We know that the direction along which the energy of a wave is transferred is called a ray. It is represented by an arrow- headed straight line. Suppose, a ray travels through a medium and is incident at a point on an interface with another medium. This point is called the point of Incidence. The ray striking the interface is called the Incident ray. The ray returning to the first medium from the point of incidence after reflection is called the reflected ray.
In Fig. PQ is the interface of two media, or a 2nd medium reflector, O is the point of incidence. AO and OB are incident ray and reflected ray, respectively. The perpendicular ON on the reflector drawn at the point of incidence O is called the normal. The angle between the incident ray and the normal is called the angle of incidence. Similarly, the angle between the reflected ray and the normal is called the angle of reflection.
Laws of reflection: Reflection of waves obeys two laws. These are known as the laws of reflection.
- The incident ray, the reflected ray and the normal to the reflector at the point of incidence lie on the same plane.
- The angle of incidence is equal to the angle of reflection, i.e., i = r.
Reflection of Sound
Sound propagates in the form of waves from one place to another. So, like other waves sound also exhibits the phenomenon of reflection, the phenomenon of reflection.
Experimental demonstration:
Plane reflector: A plane reflector R is placed vertically on a horizontal table [Fig.]. A tall partition P perpendicular to the reflector at O divides the table into two halves. Two tubes A and B are placed on the table in such a way that their axes are directed to O and they make equal angles with OP (i.e., ∠AOP = ∠BOP). Now, if a source of sound (e.g., a table clock) is placed in front of the tube A and a receiver (e.g. ear) is placed in front of the tube B, the sound of the clock is heard distinctly.
Due to the partition in the middle, the sound of the clock cannot reach the ear directly; rather after being reflected at O of the reflector it reaches the receiver, i.e., the ear. If ∠BOP is changed a little by rotating the axis of the tube B or by raising the tube from the table slightly, sound is not heard any more. From this experiment it is evident that
- sound has been reflected from the reflector,
- the angle of incidence is equal to the angle of reflection and
- the incident ray, the reflected ray and the normal at the point of incidence lie in the same plane (plane of the table).
Concave reflector: Two concave reflectors A and B are placed in such a way that their axes lie on the same straight line [Fig.]. A source of sound (e.g., a table clock) is placed at the focus of A. The sound waves produced from the clock get reflected from the reflector A and propagate parallel to the axis. These parallel waves are incident on the reflector B and again get reflected from its surface. They meet at the focus of B. If we place our ear there, a distinct sound is heard.

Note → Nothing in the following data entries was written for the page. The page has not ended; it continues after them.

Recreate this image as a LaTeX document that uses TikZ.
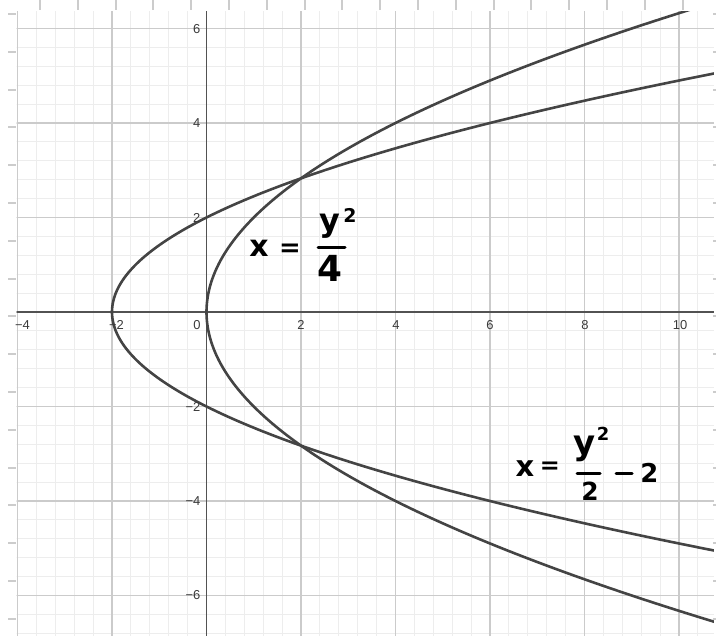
\documentclass[tikz,border=0pt]{standalone}
\usepackage{fontspec}
\setmainfont{Liberation Sans}
\newfontfamily\handfont{DejaVu Sans}
\newcommand\hwsize[1]{\fontsize{#1}{#1}\selectfont\handfont\bfseries}
\definecolor{minorc}{HTML}{EDEDED}
\definecolor{majorc}{HTML}{CBCBCB}
\definecolor{axisc}{HTML}{525252}
\definecolor{curvec}{HTML}{444444}
\definecolor{labc}{HTML}{3A3A3A}
\definecolor{rulerc}{HTML}{CCCCCC}
\begin{document}
\begin{tikzpicture}[x=1bp,y=-1bp,
  minorline/.style={draw=minorc, line width=0.9bp},
  majorline/.style={draw=majorc, line width=1.5bp},
  axisline/.style={draw=axisc, line width=1.6bp},
  curveline/.style={draw=curvec, line width=2.6bp},
  rulertick/.style={draw=rulerc, line width=2bp},
  ticklab/.style={font=\fontsize{13}{15}\selectfont, text=labc, inner sep=0pt},
  hand/.style={text=black, inner sep=0pt},
  handbar/.style={draw=black, line width=3bp, line cap=round}
]
\useasboundingbox (0,0) rectangle (716,636);
% ruler ticks
\foreach \k in {0,...,17} \draw[rulertick] ({40+37.8*\k},0) -- ++(0,10);
\foreach \k in {0,...,16} \draw[rulertick] (8,{14+37.8*\k}) -- ++(8,0);
\foreach \k in {0,...,16} \draw[rulertick] (713,{14+37.8*\k}) -- ++(3,0);
% plot
\begin{scope}[shift={(206.5,312)}, x=47.25bp, y=47.25bp]
  \clip (-4.02,-6.9) rectangle (10.74,6.37);
  \foreach \i in {-10,...,27} \draw[minorline] ({\i*0.4},-7) -- ({\i*0.4},6.5);
  \foreach \j in {-17,...,16} \draw[minorline] (-4.5,{\j*0.4}) -- (11,{\j*0.4});
  \foreach \i in {-4,-2,...,10} \draw[majorline] (\i,-7) -- (\i,6.5);
  \foreach \j in {-6,-4,...,6} \draw[majorline] (-4.5,\j) -- (11,\j);
  \coordinate (xl) at (-4.1,0);
  \coordinate (xr) at (11,0);
  \coordinate (yb) at (0,-7);
  \coordinate (yt) at (0,6.5);
  \draw[axisline] (xl) -- (xr);
  \draw[axisline] (yb) -- (yt);
  \draw[curveline] plot[domain=-7:7, samples=200, variable=\t] ({\t*\t/4},{\t});
  \draw[curveline] plot[domain=-5.3:5.3, samples=200, variable=\t] ({\t*\t/2-2},{\t});
\end{scope}
% x tick labels
\node[ticklab] (lxm4) at (22.5,325) {−4};
\node[ticklab] (lxm2) at (116.5,325) {−2};
\node[ticklab] (lx0) at (197,325) {0};
\node[ticklab] (lx2) at (301,325) {2};
\node[ticklab] (lx4) at (396,325) {4};
\node[ticklab] (lx6) at (490,325) {6};
\node[ticklab] (lx8) at (585,325) {8};
\node[ticklab] (lx10) at (680,325) {10};
% y tick labels
\node[ticklab, anchor=east] (ly6) at (200.5,29.5) {6};
\node[ticklab, anchor=east] (ly4) at (200.5,123.5) {4};
\node[ticklab, anchor=east] (ly2) at (200.5,217.5) {2};
\node[ticklab, anchor=east] (lym2) at (200.5,406.5) {−2};
\node[ticklab, anchor=east] (lym4) at (200.5,501) {−4};
\node[ticklab, anchor=east] (lym6) at (200.5,595.5) {−6};
% handwritten label 1
\node[hand, font=\hwsize{30}] (ax) at (259,248.5) {x};
\node[hand, font=\hwsize{26}] (aeq) at (290,250) {=};
\node[hand, font=\hwsize{32}] (ay) at (330,226) {y};
\node[hand, font=\hwsize{19}] (asup) at (350,215) {2};
\coordinate (ab1) at (318,247.5);
\coordinate (ab2) at (345,247.5);
\draw[handbar] (ab1) -- (ab2);
\node[hand, font=\hwsize{36}] (afour) at (330,268.5) {4};
% handwritten label 2
\node[hand, font=\hwsize{29}] (bx) at (525,468.5) {x};
\node[hand, font=\hwsize{24}] (beq) at (550,468) {=};
\node[hand, font=\hwsize{34}] (by) at (585,449) {y};
\node[hand, font=\hwsize{18}] (bsup) at (603,433.5) {2};
\coordinate (bb1) at (577,473);
\coordinate (bb2) at (600,473);
\draw[handbar] (bb1) -- (bb2);
\node[hand, font=\hwsize{25}] (bden) at (590,491) {2};
\coordinate (bm1) at (616,473);
\coordinate (bm2) at (632,473);
\draw[handbar] (bm1) -- (bm2);
\node[hand, font=\hwsize{26}] (btwo) at (649.5,472.5) {2};
\end{tikzpicture}
\end{document}
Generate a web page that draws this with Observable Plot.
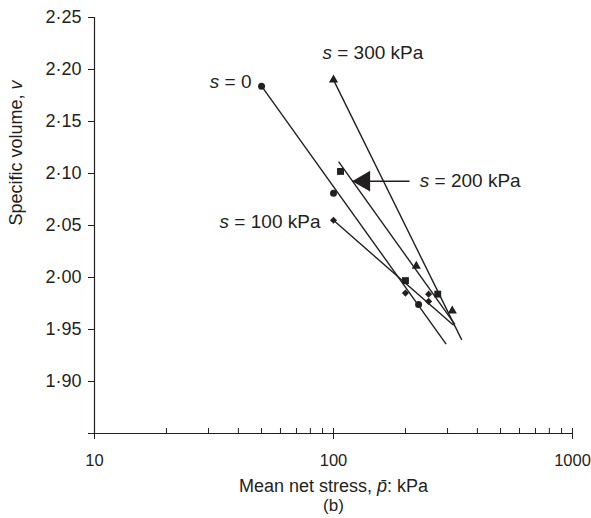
<!DOCTYPE html>
<html>
<head>
<meta charset="utf-8">
<script src="https://cdn.jsdelivr.net/npm/d3@7"></script>
<script src="https://cdn.jsdelivr.net/npm/@observablehq/plot@0.6"></script>
<style>
  html, body { margin: 0; padding: 0; background: #fff; }
  svg { display: block; }
</style>
</head>
<body>
<div id="chart"></div>
<script>
// ---- axis definitions ----
const xDomain = [10, 1000];
const yDomain = [1.85, 2.25];
const xMajorTicks = [10, 100, 1000];
const xMinorTicks = [20, 30, 40, 50, 60, 70, 80, 90, 200, 300, 400, 500, 600, 700, 800, 900];
const yTicks = [1.85, 1.90, 1.95, 2.00, 2.05, 2.10, 2.15, 2.20, 2.25];
const yTickLabels = ["", "1·90", "1·95", "2·00", "2·05", "2·10", "2·15", "2·20", "2·25"];

// ---- measured points (mean net stress kPa, specific volume) ----
const s0Stress = [50, 100, 227];
const s0Volume = [2.184, 2.081, 1.974];
const s100Stress = [100, 200, 250, 250];
const s100Volume = [2.055, 1.985, 1.984, 1.977];
const s200Stress = [107, 200, 273];
const s200Volume = [2.102, 1.997, 1.984];
const s300Stress = [100, 222, 314];
const s300Volume = [2.190, 2.011, 1.968];

// ---- fitted lines per series ----
const seriesNames = ["s = 0", "s = 100 kPa", "s = 200 kPa", "s = 300 kPa"];
const lineStartStress = [50, 100, 105, 100];
const lineStartVolume = [2.184, 2.055, 2.1115, 2.190];
const lineEndStress = [296, 318, 322, 344];
const lineEndVolume = [1.936, 1.954, 1.955, 1.940];

// ---- annotation anchors (data units) ----
const labelStress = [45.4, 88.2, 229.6, 89.9];
const labelVolume = [2.1885, 2.0536, 2.0926, 2.2159];
const arrowTipStress = 119.7;
const arrowTailStress = 208;
const arrowVolume = 2.0926;

const ink = "#231f20";
const font = "'Liberation Sans', Arial, Helvetica, sans-serif";

const pts = (xs, ys) => xs.map((x, i) => ({x, y: ys[i]}));
const lines = seriesNames.map((s, i) => ({
  s, x1: lineStartStress[i], y1: lineStartVolume[i], x2: lineEndStress[i], y2: lineEndVolume[i]
}));
const labels = seriesNames.map((s, i) => ({s, x: labelStress[i], y: labelVolume[i]}));
const leftLabels = labels.filter((d, i) => i === 0 || i === 1);
const rightLabels = labels.filter((d, i) => i === 2 || i === 3);
const arrow = [{x1: arrowTipStress, x2: arrowTailStress, y: arrowVolume}];

const svg = Plot.plot({
  width: 591,
  height: 518,
  marginLeft: 94,
  marginRight: 19,
  marginTop: 17,
  marginBottom: 85,
  style: {fontFamily: font, fontSize: "18px", color: ink, background: "#fff"},
  x: {type: "log", domain: xDomain},
  y: {domain: yDomain},
  marks: [
    // axes
    Plot.axisY({ticks: yTicks, tickSize: 6, tickPadding: 7, fontSize: 18,
      tickFormat: (d) => yTickLabels[yTicks.indexOf(d)], label: null, stroke: ink, fill: ink}),
    Plot.axisX({ticks: xMajorTicks, tickSize: 6, tickPadding: 15, fontSize: 16.5,
      tickFormat: (d) => String(d), label: null, stroke: ink, fill: ink}),
    Plot.axisX({ticks: xMajorTicks.concat(xMinorTicks), tickSize: 5, dy: -5,
      tickFormat: () => "", label: null, stroke: ink}),
    Plot.ruleX([xDomain[0]], {stroke: ink, strokeWidth: 1.2}),
    Plot.ruleY([yDomain[0]], {stroke: ink, strokeWidth: 1.2}),
    // axis titles
    Plot.text(["Specific volume, v"], {frameAnchor: "left", rotate: -90, dx: -78,
      fontSize: 18, fill: ink}),
    Plot.text(["Mean net stress, p\u0304: kPa"], {frameAnchor: "bottom", dy: 58,
      fontSize: 18, fill: ink}),
    Plot.text(["(b)"], {frameAnchor: "bottom", dy: 77, fontSize: 17, fill: ink}),
    // fitted lines
    Plot.link(lines, {x1: "x1", y1: "y1", x2: "x2", y2: "y2", stroke: ink, strokeWidth: 1.4}),
    // points
    Plot.dot(pts(s0Stress, s0Volume), {x: "x", y: "y", symbol: "circle", r: 3.5, fill: ink, stroke: "none"}),
    Plot.dot(pts(s100Stress, s100Volume), {x: "x", y: "y", symbol: "diamond2", r: 3.2, fill: ink, stroke: "none"}),
    Plot.dot(pts(s200Stress, s200Volume), {x: "x", y: "y", symbol: "square", r: 3.9, fill: ink, stroke: "none"}),
    Plot.dot(pts(s300Stress, s300Volume), {x: "x", y: "y", symbol: "triangle", r: 3.4, fill: ink, stroke: "none"}),
    // arrow for s = 200 kPa
    Plot.link(arrow, {x1: "x1", x2: "x2", y1: "y", y2: "y", stroke: ink, strokeWidth: 1.6}),
    Plot.dot(arrow, {x: "x1", y: "y", symbol: "triangle", r: 7.7, rotate: -90, dx: 12, fill: ink, stroke: "none"}),
    // series labels
    Plot.text(leftLabels, {x: "x", y: "y", text: "s", textAnchor: "end", fontSize: 19, fill: ink}),
    Plot.text(rightLabels, {x: "x", y: "y", text: "s", textAnchor: "start", fontSize: 19, fill: ink})
  ]
});

// italic math symbols in labels (post-process the rendered text)
const sel = d3.select(svg);
sel.selectAll("text").each(function() {
  const t = this.textContent;
  const el = d3.select(this);
  if (seriesNames.includes(t)) {
    el.text(null);
    el.append("tspan").attr("font-style", "italic").text("s");
    el.append("tspan").text(t.slice(1));
  } else if (t === "Specific volume, v") {
    el.text(null);
    el.append("tspan").text("Specific volume, ");
    el.append("tspan").attr("font-style", "italic").text("v");
  } else if (t === "Mean net stress, p\u0304: kPa") {
    el.text(null);
    el.append("tspan").text("Mean net stress, ");
    el.append("tspan").attr("font-style", "italic").text("p\u0304");
    el.append("tspan").text(": kPa");
  }
});

document.getElementById("chart").appendChild(svg);
</script>
</body>
</html>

Size of the reflector: To obtain an effective reflection of a wave from a reflector, the size of it should be much greater than that of the wavelength. The wavelength of audible sound in air varies from 1.5 cm to 16 m. On the other hand, the wavelength of visible light varies from 4 × 10-7 m to 8 × 10-7 m, i.e., a sound wave is much longer than a light wave. So, light can be reflected from very small reflectors, but for reflection of sound the size of the reflector should be very large.
Regular reflection of waves takes place from a smooth reflector. If the surface of the reflector is rough, diffused reflection takes place. Whether a surface is smooth or rough is known from the knowledge of the wavelength. For example, a large wall may look smooth to naked eyes, but it has many fine notches. However these notches are much smaller than the wavelength of sound. So in case of reflection of sound, a large wall may be taken as a smooth reflector, and regular reflection of sound takes place from it. On the other hand, the notches of that wall are many times larger than the wavelength of light, and hence, light suffers diffused reflection from the wall.
In short, it may be said that, to get a regular reflection of sound,
- the reflector must be large enough and
- the surface of the reflector need not be very smooth. So buildings, long walls, mountains, rows of trees, etc., act as reflectors of sound.